Select, from the data, each line where "using" occurs.

* _Charts and diagrams as code_
○ ○ ○

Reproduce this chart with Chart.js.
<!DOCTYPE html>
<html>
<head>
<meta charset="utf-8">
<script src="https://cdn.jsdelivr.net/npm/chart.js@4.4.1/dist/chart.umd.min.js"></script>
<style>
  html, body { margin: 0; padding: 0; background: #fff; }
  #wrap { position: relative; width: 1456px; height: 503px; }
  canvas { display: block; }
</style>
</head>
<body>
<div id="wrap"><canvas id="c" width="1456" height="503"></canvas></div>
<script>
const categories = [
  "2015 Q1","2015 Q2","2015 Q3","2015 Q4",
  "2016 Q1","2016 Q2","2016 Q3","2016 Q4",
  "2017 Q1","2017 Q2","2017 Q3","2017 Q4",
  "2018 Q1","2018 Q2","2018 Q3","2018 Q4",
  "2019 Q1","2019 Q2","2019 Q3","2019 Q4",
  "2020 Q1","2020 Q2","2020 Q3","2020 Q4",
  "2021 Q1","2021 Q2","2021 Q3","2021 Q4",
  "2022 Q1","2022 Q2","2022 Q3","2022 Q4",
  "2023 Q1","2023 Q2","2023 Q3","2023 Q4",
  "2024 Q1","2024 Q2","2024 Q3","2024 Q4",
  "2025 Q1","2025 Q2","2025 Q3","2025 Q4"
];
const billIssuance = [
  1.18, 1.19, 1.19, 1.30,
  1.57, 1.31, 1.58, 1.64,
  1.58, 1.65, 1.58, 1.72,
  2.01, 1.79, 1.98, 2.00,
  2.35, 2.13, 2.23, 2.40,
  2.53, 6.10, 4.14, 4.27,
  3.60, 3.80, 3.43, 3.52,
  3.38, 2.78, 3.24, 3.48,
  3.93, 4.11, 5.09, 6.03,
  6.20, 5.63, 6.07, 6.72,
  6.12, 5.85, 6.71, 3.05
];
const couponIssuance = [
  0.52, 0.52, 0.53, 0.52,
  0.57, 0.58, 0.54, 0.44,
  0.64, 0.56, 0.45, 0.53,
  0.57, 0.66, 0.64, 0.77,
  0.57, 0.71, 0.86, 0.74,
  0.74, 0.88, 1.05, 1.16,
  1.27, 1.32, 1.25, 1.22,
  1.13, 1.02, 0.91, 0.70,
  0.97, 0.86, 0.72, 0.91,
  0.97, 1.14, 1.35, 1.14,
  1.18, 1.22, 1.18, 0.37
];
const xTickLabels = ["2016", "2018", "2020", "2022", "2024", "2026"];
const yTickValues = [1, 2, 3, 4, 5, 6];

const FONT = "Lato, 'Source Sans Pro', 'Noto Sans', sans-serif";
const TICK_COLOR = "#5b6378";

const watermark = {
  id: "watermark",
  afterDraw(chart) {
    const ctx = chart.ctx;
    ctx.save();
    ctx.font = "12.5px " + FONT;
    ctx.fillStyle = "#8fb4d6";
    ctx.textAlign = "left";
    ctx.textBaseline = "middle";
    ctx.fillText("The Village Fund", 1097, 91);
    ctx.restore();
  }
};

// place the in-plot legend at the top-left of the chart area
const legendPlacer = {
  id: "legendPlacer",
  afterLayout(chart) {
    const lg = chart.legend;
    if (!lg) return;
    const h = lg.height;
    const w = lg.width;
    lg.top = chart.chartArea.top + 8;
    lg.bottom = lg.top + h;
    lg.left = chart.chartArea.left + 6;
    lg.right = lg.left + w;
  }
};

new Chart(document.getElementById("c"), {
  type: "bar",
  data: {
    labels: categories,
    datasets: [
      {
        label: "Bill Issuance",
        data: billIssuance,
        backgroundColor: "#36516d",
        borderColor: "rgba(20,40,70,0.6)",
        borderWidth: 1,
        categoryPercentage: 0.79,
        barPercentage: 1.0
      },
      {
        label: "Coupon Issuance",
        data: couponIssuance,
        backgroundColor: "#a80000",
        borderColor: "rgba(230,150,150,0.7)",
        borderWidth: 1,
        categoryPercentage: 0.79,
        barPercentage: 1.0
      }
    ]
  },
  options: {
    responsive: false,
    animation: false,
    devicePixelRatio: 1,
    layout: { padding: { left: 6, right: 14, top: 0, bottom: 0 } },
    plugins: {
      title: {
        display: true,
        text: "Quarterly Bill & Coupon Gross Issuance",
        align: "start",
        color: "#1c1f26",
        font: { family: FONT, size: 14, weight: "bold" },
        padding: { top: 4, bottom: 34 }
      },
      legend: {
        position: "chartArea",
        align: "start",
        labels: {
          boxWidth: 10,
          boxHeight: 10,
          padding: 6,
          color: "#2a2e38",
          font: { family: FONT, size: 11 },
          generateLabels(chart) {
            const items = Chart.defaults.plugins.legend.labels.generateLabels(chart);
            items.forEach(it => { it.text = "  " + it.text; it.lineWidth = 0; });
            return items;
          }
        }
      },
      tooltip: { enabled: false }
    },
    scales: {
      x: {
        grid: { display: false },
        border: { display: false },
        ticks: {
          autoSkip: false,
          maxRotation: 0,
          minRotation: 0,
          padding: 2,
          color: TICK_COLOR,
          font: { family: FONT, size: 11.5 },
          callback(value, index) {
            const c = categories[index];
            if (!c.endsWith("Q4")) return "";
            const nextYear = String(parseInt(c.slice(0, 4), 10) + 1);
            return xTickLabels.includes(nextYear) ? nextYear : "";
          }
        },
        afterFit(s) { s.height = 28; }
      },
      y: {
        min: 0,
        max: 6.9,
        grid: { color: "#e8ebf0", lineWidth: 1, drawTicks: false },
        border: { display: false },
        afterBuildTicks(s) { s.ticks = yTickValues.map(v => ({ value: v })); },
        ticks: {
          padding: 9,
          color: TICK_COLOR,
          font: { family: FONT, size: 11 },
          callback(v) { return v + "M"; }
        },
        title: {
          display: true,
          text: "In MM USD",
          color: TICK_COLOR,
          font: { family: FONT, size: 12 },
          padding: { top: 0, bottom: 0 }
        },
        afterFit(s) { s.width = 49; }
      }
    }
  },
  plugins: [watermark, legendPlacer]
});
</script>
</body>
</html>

○ ○ ○

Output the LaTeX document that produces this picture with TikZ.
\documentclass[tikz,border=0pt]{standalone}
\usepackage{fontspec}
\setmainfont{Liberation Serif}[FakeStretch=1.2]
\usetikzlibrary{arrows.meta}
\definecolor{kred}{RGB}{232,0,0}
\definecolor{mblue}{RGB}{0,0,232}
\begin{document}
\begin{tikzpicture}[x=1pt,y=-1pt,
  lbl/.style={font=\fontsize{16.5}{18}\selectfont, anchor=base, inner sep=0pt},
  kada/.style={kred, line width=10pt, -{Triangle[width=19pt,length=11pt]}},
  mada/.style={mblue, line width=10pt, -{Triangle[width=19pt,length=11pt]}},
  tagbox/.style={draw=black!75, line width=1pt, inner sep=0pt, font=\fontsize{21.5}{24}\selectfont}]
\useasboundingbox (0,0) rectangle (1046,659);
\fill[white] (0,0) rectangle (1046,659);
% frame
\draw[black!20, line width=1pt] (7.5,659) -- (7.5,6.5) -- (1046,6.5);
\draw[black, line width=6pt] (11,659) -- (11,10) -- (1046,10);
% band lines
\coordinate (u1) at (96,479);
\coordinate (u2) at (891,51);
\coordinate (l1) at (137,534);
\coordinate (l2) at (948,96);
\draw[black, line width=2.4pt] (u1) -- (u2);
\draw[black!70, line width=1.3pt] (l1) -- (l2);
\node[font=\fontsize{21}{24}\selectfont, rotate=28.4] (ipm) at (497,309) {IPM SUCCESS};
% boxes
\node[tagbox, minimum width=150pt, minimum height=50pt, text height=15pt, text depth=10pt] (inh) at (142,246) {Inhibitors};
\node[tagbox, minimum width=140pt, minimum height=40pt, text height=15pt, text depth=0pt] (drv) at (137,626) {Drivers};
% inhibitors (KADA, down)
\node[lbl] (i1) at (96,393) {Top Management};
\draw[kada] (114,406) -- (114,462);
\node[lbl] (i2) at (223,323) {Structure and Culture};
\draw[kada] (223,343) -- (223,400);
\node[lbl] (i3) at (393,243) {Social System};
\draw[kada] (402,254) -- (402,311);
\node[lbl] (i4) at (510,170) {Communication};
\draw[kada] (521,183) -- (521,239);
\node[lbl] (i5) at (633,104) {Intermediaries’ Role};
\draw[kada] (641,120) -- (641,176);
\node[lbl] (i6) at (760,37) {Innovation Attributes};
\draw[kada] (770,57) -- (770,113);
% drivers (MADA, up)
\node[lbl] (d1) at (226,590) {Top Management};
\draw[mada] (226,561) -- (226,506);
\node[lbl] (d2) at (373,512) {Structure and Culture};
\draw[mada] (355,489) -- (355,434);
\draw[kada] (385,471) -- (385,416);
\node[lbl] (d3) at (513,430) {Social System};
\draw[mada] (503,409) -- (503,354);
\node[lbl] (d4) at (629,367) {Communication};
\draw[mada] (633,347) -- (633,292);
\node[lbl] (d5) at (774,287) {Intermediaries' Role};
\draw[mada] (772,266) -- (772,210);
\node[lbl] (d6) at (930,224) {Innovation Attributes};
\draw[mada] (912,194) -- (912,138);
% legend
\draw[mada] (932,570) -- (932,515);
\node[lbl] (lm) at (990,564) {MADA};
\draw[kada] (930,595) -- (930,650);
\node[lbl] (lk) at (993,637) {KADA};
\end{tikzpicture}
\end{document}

○ ○ ○

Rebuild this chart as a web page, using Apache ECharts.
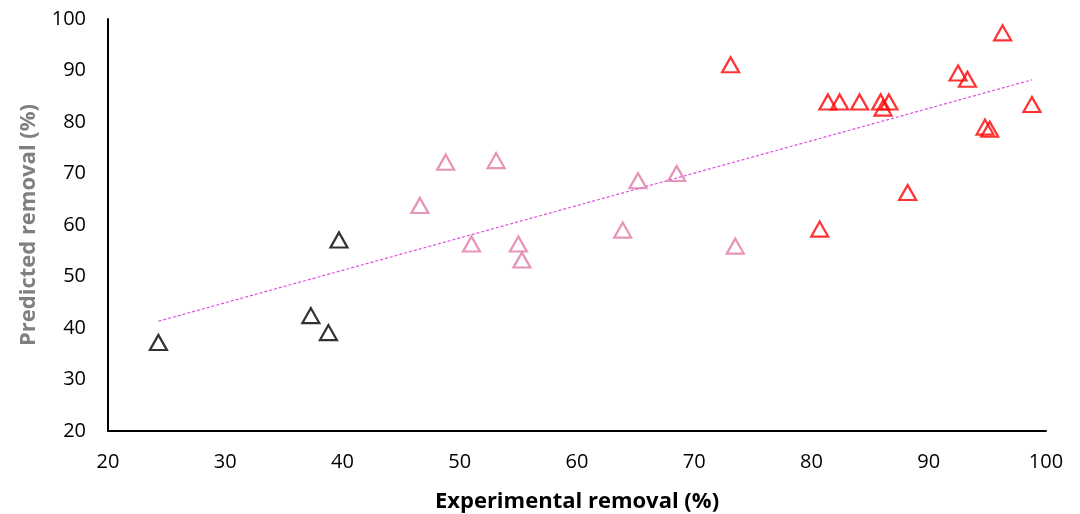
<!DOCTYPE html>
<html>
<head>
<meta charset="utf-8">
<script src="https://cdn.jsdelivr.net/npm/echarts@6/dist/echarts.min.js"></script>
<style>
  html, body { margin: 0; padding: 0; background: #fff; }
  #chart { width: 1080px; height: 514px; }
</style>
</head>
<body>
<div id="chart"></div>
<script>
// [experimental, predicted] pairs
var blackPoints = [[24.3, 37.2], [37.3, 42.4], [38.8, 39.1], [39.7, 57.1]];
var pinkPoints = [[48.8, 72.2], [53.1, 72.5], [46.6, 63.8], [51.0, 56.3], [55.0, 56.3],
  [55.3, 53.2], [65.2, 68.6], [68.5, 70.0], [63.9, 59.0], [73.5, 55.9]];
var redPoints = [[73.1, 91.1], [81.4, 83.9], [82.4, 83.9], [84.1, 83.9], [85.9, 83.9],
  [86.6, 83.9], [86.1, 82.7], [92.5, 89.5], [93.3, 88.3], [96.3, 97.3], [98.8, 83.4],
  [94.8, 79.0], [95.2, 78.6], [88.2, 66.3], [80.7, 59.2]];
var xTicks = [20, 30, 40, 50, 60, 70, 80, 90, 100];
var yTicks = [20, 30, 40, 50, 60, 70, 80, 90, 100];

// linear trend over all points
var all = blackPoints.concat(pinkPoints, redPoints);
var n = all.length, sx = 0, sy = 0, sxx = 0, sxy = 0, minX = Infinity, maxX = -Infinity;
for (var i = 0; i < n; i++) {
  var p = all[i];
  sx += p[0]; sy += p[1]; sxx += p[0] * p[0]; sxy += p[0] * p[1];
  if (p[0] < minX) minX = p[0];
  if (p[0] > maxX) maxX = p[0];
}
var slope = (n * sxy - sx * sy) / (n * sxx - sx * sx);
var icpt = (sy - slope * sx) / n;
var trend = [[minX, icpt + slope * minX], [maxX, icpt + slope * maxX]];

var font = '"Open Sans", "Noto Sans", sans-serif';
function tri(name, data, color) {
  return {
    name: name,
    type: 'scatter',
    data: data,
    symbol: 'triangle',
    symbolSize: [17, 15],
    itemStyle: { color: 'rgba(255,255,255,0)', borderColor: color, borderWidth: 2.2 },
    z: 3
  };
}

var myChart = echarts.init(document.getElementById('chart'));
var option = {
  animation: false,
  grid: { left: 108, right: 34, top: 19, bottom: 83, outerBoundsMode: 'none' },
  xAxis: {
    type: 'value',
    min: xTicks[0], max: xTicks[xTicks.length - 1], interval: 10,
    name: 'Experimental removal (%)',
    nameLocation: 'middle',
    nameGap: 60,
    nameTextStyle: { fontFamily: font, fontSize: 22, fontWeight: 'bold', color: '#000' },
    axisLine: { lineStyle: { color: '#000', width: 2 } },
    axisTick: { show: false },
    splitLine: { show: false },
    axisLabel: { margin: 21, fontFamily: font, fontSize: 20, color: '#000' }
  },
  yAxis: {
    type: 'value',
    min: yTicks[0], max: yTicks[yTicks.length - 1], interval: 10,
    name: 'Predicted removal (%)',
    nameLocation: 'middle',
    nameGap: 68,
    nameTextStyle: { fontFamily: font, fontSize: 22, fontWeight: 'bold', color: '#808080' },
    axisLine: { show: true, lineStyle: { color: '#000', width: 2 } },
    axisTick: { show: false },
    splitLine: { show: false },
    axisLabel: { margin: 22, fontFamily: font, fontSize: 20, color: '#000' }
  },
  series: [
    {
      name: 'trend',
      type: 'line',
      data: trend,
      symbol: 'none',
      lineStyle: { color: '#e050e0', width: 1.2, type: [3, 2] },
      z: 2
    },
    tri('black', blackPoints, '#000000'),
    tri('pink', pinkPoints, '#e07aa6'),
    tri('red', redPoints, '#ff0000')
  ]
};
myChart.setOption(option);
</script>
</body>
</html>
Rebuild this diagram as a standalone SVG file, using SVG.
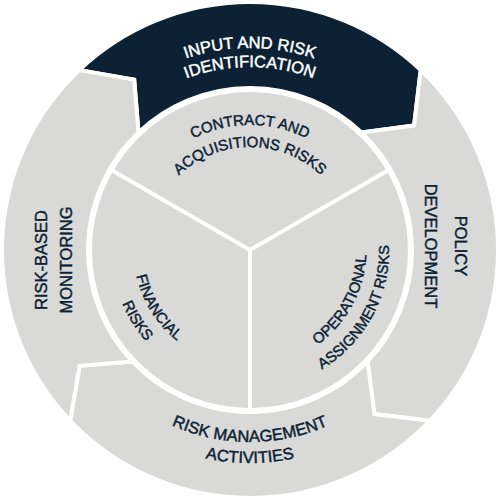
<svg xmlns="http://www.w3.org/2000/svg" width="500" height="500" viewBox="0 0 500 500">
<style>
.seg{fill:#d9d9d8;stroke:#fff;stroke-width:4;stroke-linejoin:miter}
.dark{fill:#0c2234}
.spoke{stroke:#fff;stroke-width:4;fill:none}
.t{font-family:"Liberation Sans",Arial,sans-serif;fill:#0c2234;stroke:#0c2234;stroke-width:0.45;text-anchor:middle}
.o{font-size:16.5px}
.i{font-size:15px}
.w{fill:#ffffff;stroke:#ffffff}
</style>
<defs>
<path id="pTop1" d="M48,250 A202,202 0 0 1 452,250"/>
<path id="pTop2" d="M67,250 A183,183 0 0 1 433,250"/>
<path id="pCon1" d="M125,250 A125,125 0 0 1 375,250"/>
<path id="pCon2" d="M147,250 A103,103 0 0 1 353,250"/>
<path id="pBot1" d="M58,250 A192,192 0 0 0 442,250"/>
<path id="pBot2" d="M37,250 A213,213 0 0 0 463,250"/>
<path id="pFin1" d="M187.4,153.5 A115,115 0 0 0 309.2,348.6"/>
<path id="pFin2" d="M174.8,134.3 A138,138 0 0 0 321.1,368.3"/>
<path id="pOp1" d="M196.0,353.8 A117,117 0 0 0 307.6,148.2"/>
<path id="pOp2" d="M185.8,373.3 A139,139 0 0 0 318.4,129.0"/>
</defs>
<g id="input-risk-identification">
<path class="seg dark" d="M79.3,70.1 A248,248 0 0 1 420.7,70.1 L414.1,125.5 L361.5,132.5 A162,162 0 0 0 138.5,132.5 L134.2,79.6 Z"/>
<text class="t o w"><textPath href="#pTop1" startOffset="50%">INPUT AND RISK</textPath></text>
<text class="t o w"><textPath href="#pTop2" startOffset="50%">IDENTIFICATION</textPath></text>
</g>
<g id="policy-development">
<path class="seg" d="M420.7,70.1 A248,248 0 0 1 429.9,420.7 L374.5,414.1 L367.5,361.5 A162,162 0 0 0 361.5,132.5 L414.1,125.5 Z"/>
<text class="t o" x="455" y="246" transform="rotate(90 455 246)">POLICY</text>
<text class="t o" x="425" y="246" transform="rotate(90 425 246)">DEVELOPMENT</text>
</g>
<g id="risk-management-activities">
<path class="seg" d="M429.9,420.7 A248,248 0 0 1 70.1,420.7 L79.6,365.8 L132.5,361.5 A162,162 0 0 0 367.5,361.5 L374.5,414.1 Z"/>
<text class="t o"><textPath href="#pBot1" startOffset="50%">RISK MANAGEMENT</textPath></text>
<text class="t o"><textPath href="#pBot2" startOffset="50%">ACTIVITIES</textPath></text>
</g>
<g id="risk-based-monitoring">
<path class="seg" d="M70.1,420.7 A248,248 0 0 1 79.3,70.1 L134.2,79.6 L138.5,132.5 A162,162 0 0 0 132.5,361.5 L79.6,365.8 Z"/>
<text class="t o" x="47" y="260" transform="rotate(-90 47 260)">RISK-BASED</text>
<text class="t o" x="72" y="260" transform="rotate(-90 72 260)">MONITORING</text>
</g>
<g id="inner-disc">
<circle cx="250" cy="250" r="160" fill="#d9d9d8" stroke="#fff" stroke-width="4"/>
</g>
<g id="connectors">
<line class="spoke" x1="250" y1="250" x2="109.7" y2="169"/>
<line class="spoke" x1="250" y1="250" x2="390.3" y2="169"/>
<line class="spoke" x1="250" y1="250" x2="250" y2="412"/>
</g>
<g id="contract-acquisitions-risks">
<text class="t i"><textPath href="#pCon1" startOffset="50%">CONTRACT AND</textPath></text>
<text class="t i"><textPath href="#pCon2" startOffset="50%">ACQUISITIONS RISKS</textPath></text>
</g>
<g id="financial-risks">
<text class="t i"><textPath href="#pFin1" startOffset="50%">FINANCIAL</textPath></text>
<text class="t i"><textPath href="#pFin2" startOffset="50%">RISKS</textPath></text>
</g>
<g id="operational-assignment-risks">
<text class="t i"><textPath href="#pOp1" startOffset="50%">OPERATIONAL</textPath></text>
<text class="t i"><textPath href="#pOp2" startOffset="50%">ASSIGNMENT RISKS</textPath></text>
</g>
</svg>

○ ○ ○

* _Task answer_
Rebuild this chart as a web page, using Apache ECharts.
Rebuild this diagram as a standalone SVG file, using SVG.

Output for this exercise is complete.